Records supplied —
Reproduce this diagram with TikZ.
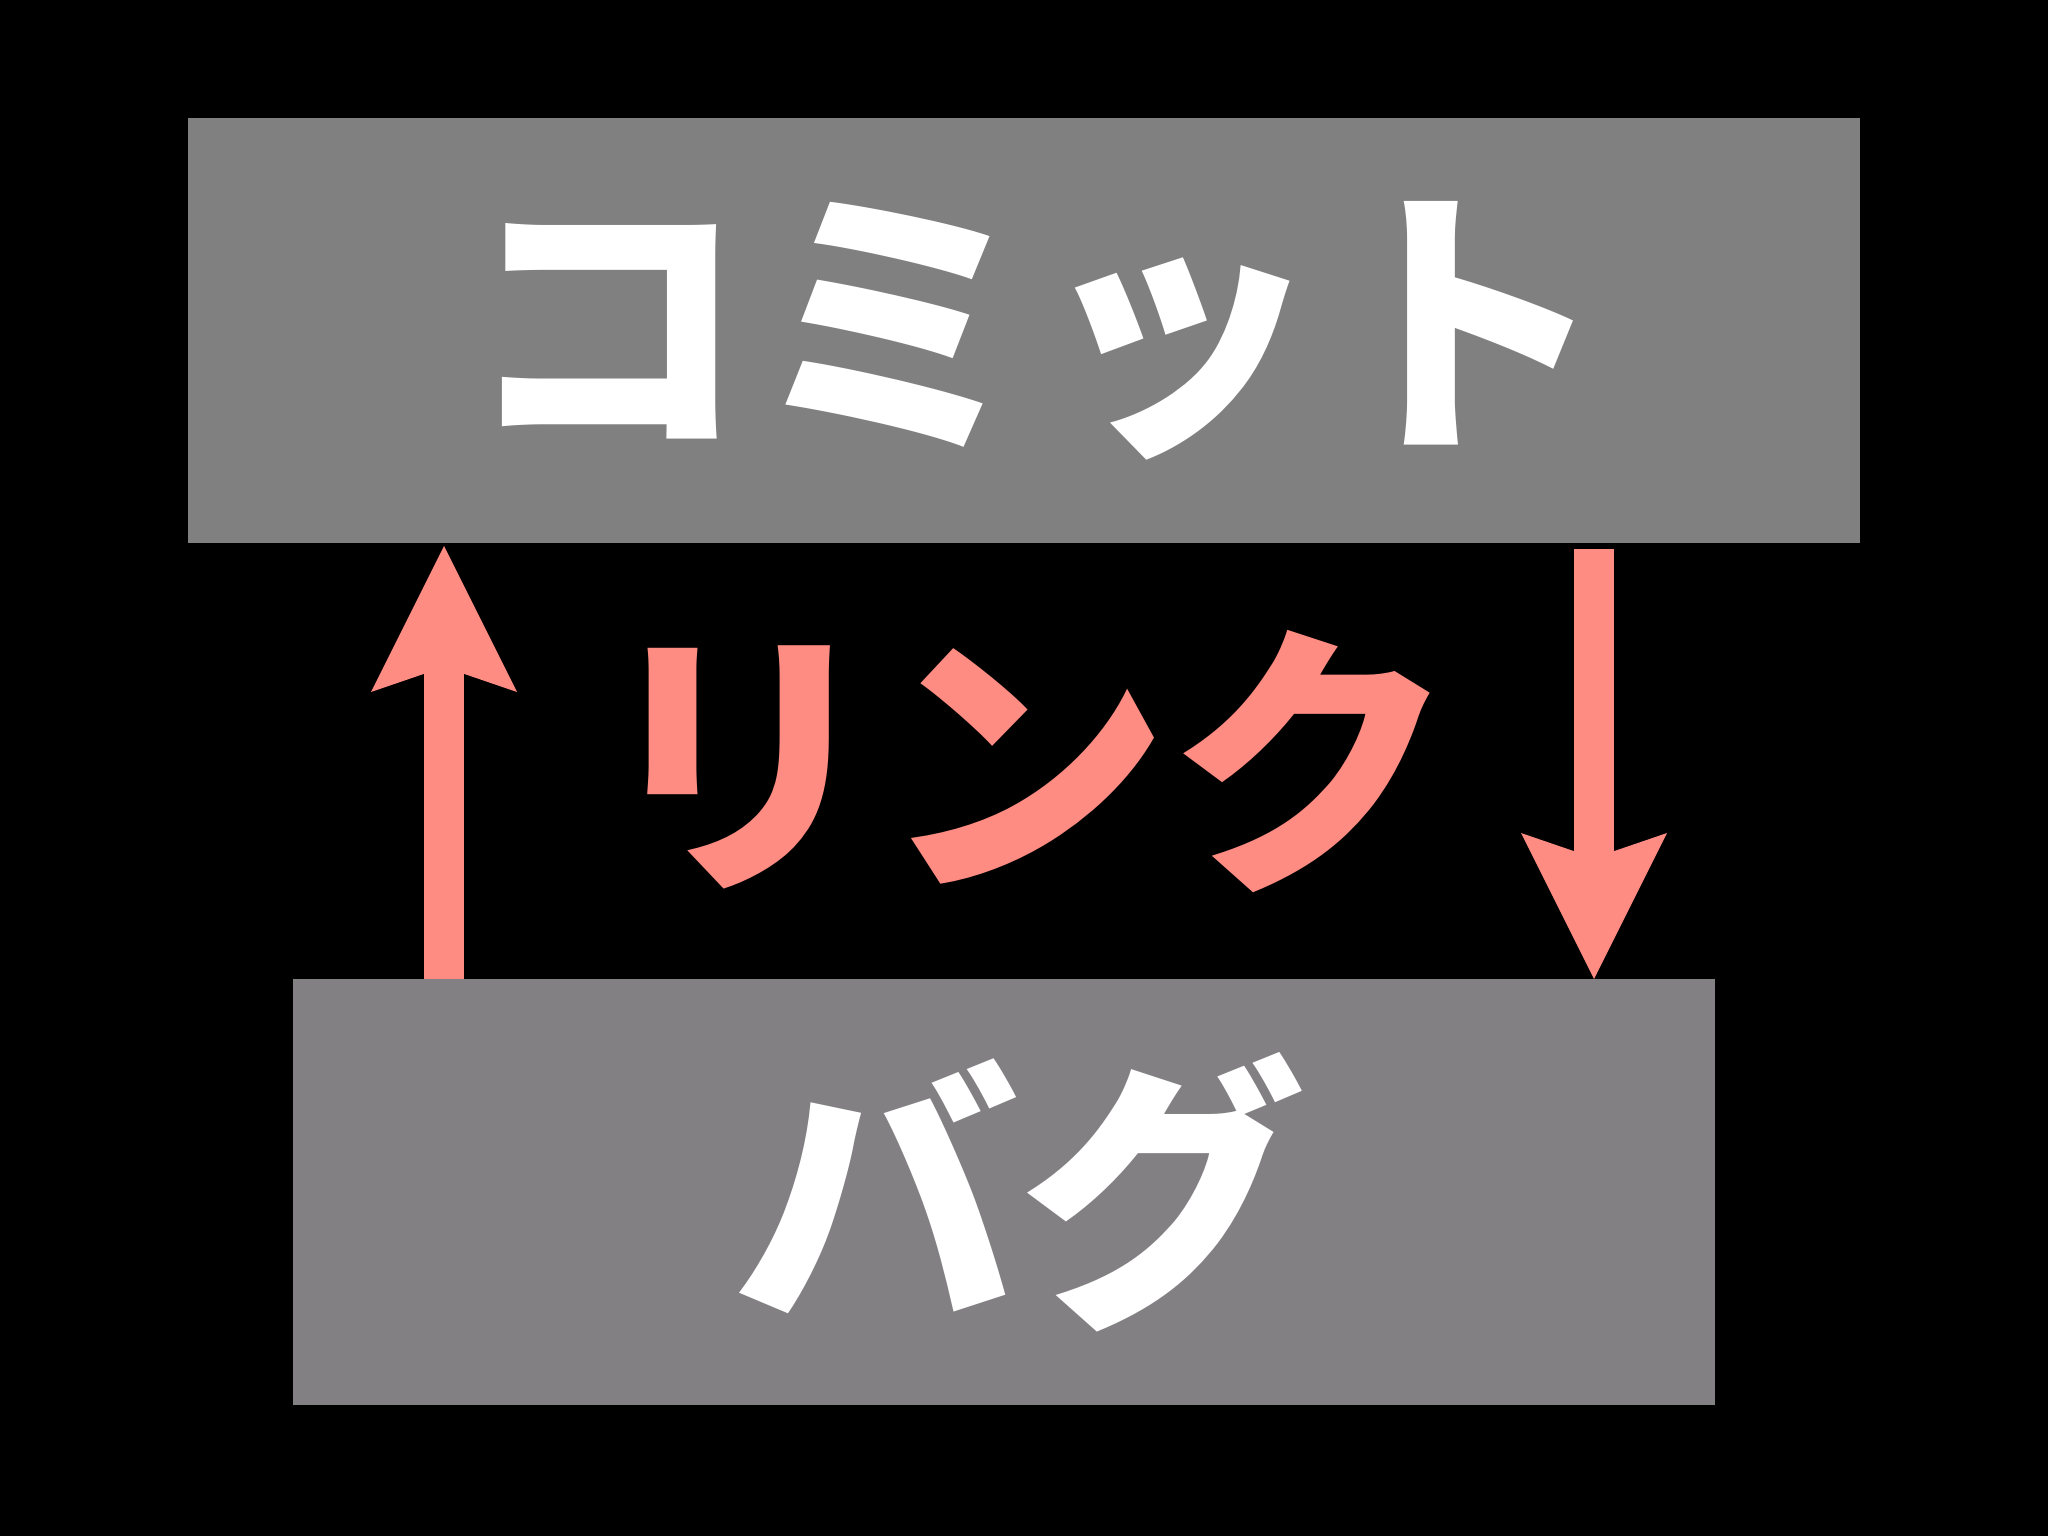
\documentclass[tikz,border=0pt]{standalone}
\usepackage{fontspec}
\newfontfamily\jp{Noto Sans CJK JP}
\usetikzlibrary{arrows.meta}
\definecolor{salmon}{HTML}{FF8C82}
\definecolor{boxgray}{HTML}{808080}
\definecolor{boxgrayb}{HTML}{828083}
\tikzset{
  box/.style={inner sep=0pt, outer sep=0pt, text=white,
    font=\jp\bfseries\fontsize{286}{286}\selectfont},
  linklabel/.style={inner sep=0pt, text=salmon,
    font=\jp\bfseries\fontsize{286}{286}\selectfont},
  bigarrow/.style={draw=salmon, line width=40pt, line cap=butt,
    -{Stealth[length=146pt, width=146pt, inset=25pt, line width=0pt, fill=salmon]}}
}
\begin{document}
\begin{tikzpicture}[x=1pt,y=-1pt]
\fill[black] (0,0) rectangle (2048,1536);
\useasboundingbox (0,0) rectangle (2048,1536);
\node[box, fill=boxgray, minimum width=1672pt, minimum height=425pt] (commit) at (1024,330.5) {\hspace*{22pt}コミット};
\node[box, fill=boxgrayb, minimum width=1422pt, minimum height=426pt] (bug) at (1004,1192) {\hspace*{30pt}バグ};
\node[linklabel] (link) at (1025,762) {リンク};
\coordinate (ux) at (444,0);
\coordinate (dx) at (1594,0);
\draw[bigarrow, shorten >=3pt] (bug.north -| ux) -- (commit.south -| ux);
\draw[bigarrow, shorten <=6pt] (commit.south -| dx) -- (bug.north -| dx);
\end{tikzpicture}
\end{document}
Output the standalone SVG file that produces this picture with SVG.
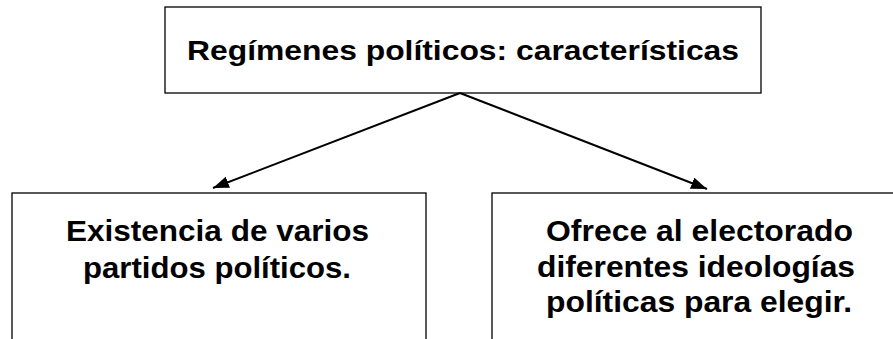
<svg xmlns="http://www.w3.org/2000/svg" width="893" height="339" viewBox="0 0 893 339">
<style>
.box{fill:#fff;stroke:#000;stroke-width:1.3}
.t{font-family:"Liberation Sans",Arial,sans-serif;font-weight:bold;text-anchor:middle;fill:#000}
.c{stroke:#000;stroke-width:2;fill:none;marker-end:url(#ah)}
</style>
<defs>
<marker id="ah" viewBox="0 0 16 12" refX="16" refY="6" markerWidth="16" markerHeight="12" markerUnits="userSpaceOnUse" orient="auto">
<path d="M0,0 L16,6 L0,12 z" fill="#000"/>
</marker>
</defs>
<g id="top">
<rect class="box" x="165" y="7" width="596" height="86"/>
<text class="t" x="463" y="60" font-size="28" textLength="552" lengthAdjust="spacingAndGlyphs">Regímenes políticos: características</text>
</g>
<g id="left">
<rect class="box" x="12" y="193" width="414" height="160"/>
<text class="t" x="217.5" y="241" font-size="29" textLength="303" lengthAdjust="spacingAndGlyphs">Existencia de varios</text>
<text class="t" x="217" y="278" font-size="29" textLength="268" lengthAdjust="spacingAndGlyphs">partidos políticos.</text>
</g>
<g id="right">
<rect class="box" x="492" y="193" width="420" height="160"/>
<text class="t" x="699.5" y="241" font-size="29" textLength="307" lengthAdjust="spacingAndGlyphs">Ofrece al electorado</text>
<text class="t" x="696" y="277" font-size="29" textLength="318" lengthAdjust="spacingAndGlyphs">diferentes ideologías</text>
<text class="t" x="699" y="312" font-size="29" textLength="306" lengthAdjust="spacingAndGlyphs">políticas para elegir.</text>
</g>
<g id="connectors">
<line class="c" x1="460" y1="93" x2="213" y2="188"/>
<line class="c" x1="460" y1="93" x2="707" y2="189"/>
</g>
</svg>
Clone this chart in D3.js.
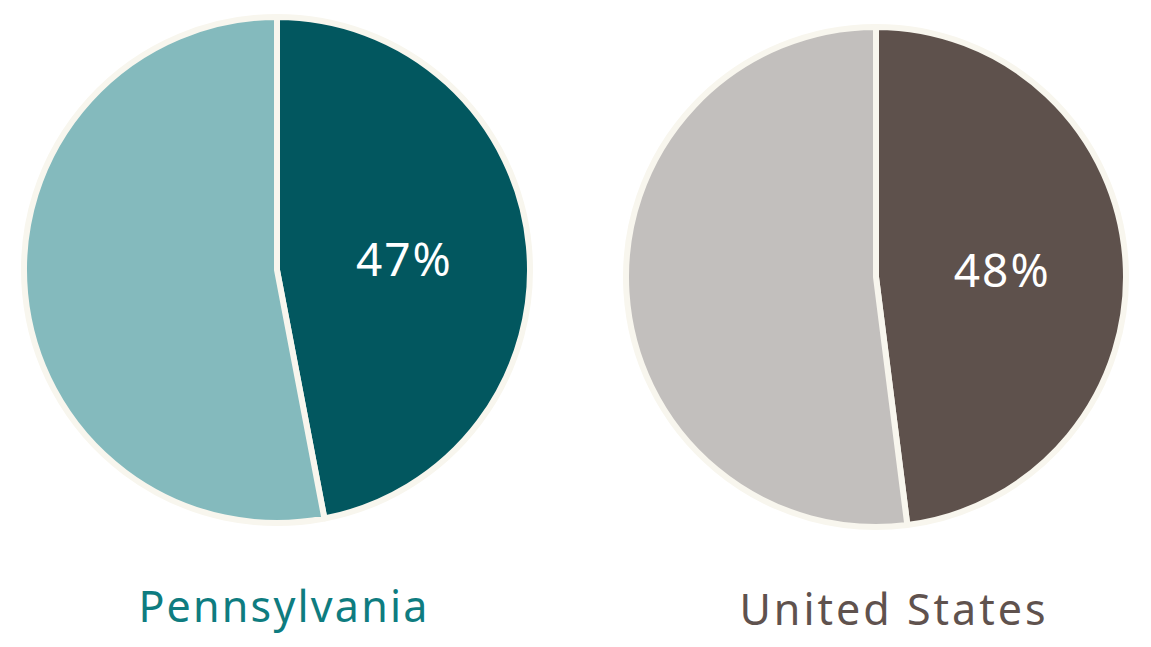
<!DOCTYPE html>
<html><head><meta charset="utf-8">
<script src="https://cdn.jsdelivr.net/npm/d3@7"></script>
<style>body{margin:0;background:#fff;}svg{display:block;}</style>
</head><body>
<svg id="c" width="1151" height="647"></svg>
<script>
const regions = ["Pennsylvania", "United States"];
const shareValues = [47, 48];
const labels = ["47%", "48%"];
const darkColors = ["#02575f", "#5e514c"];
const lightColors = ["#84babd", "#c2bfbd"];
const titleColors = ["#0e7c80", "#5f524e"];

const svg = d3.select("#c");
const centers = [[277, 270], [876, 277]];
const radii = [253, 250];
const titleY = [622, 625];
const titleX = [284, 894];

const pie = d3.pie().sort(null).value(d => d);
const font = "'Noto Sans', 'Open Sans', sans-serif";

regions.forEach((name, i) => {
  const data = pie([shareValues[i], 100 - shareValues[i]]);
  const arc = d3.arc().innerRadius(0).outerRadius(radii[i]);
  const labelArc = d3.arc().innerRadius(radii[i]*0.5).outerRadius(radii[i]*0.5);
  const g = svg.append("g").attr("transform", `translate(${centers[i][0]},${centers[i][1]})`);
  g.selectAll("path").data(data).join("path")
    .attr("d", arc)
    .attr("fill", (d, j) => j === 0 ? darkColors[i] : lightColors[i])
    .attr("stroke", "#f8f6ee")
    .attr("stroke-width", 6)
    .attr("stroke-linejoin", "round");
  const c = labelArc.centroid(data[0]);
  g.append("text")
    .attr("x", c[0] + 1.5).attr("y", c[1])
    .attr("text-anchor", "middle").attr("dominant-baseline", "central")
    .attr("fill", "#ffffff")
    .attr("font-family", font)
    .attr("font-size", 46)
    .attr("letter-spacing", 2)
    .text(labels[i]);
  svg.append("text")
    .attr("x", titleX[i]).attr("y", titleY[i])
    .attr("text-anchor", "middle")
    .attr("fill", titleColors[i])
    .attr("font-family", font)
    .attr("font-size", 43)
    .attr("letter-spacing", i === 0 ? 2.2 : 3)
    .text(name);
});
</script>
</body></html>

Task goal — Copy every line of the records above that contains "this".

Exercise output —
Reproduce this diagram with TikZ.
Output the standalone SVG file that produces this picture with SVG.
Clone this chart in D3.js.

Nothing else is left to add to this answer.